Chicken study reveals speedy and dynamic evolution
7 Dec 2015 by Evoluted New Media
Mutations in chicken genomes suggest that evolution rates could occur 15 times faster than previously thought.
Mutations in chicken genomes suggest that evolution rates could occur 15 times faster than previously thought. Scientists led by Oxford University’s Research Laboratory for Archaeology studied individual chickens that were part of a pedigree and found two mutations had occurred in the mitochondrial genomes in only 50 years.
“Our study shows that evolution can move much faster in the short term than we had believed from fossil-based estimates,” said research leader Professor Greger Larson.
Previous studies had suggested that the rate of change in the mitochondrial genome was never faster than about 2% per million years. The team used a well-documented 50 year pedigree population of chicken and reconstructed the mitochondrial DNA passed from mothers to daughters within the population of 12 chickens of the same generation.The results, published online in Biology Letters, showed more than a 10-fold difference in the size of the chickens when weighed at 56 days old.
“Our observations reveal that evolution is always moving quickly but we tend not to see it because we typically measure it over longer time periods. Our study shows that evolution can move much faster in the short term than we had believed from fossil-based estimates. Previously, estimates put the rate of change in a mitochondrial genome at about 2% per million years.
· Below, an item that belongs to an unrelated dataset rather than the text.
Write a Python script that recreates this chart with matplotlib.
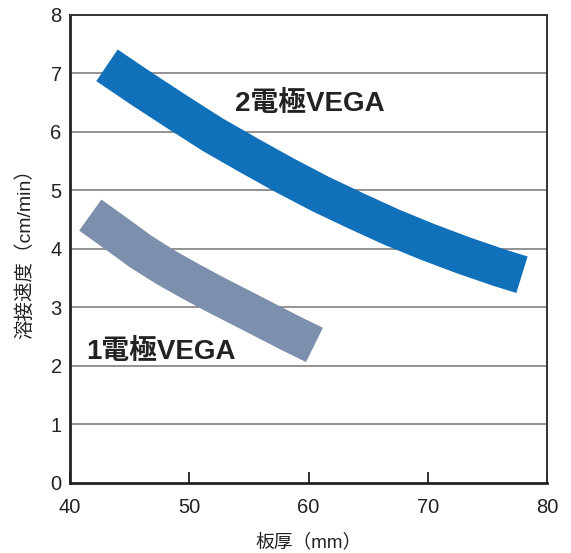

At this pace, we should not have been able to spot a single mutation in just 50 years, but in fact we spotted two,” said senior author Professor Larson.
The team also discovered a single instance of mitochondrial DNA being passed down from a father. “We identified chicks who inherited their mitochondria from their father, meaning so-called “paternal leakage” can happen in avian populations. Both of these findings demonstrate the speed and dynamism of evolution when observed over short time periods,” said research associate Dr Michelle Alexander.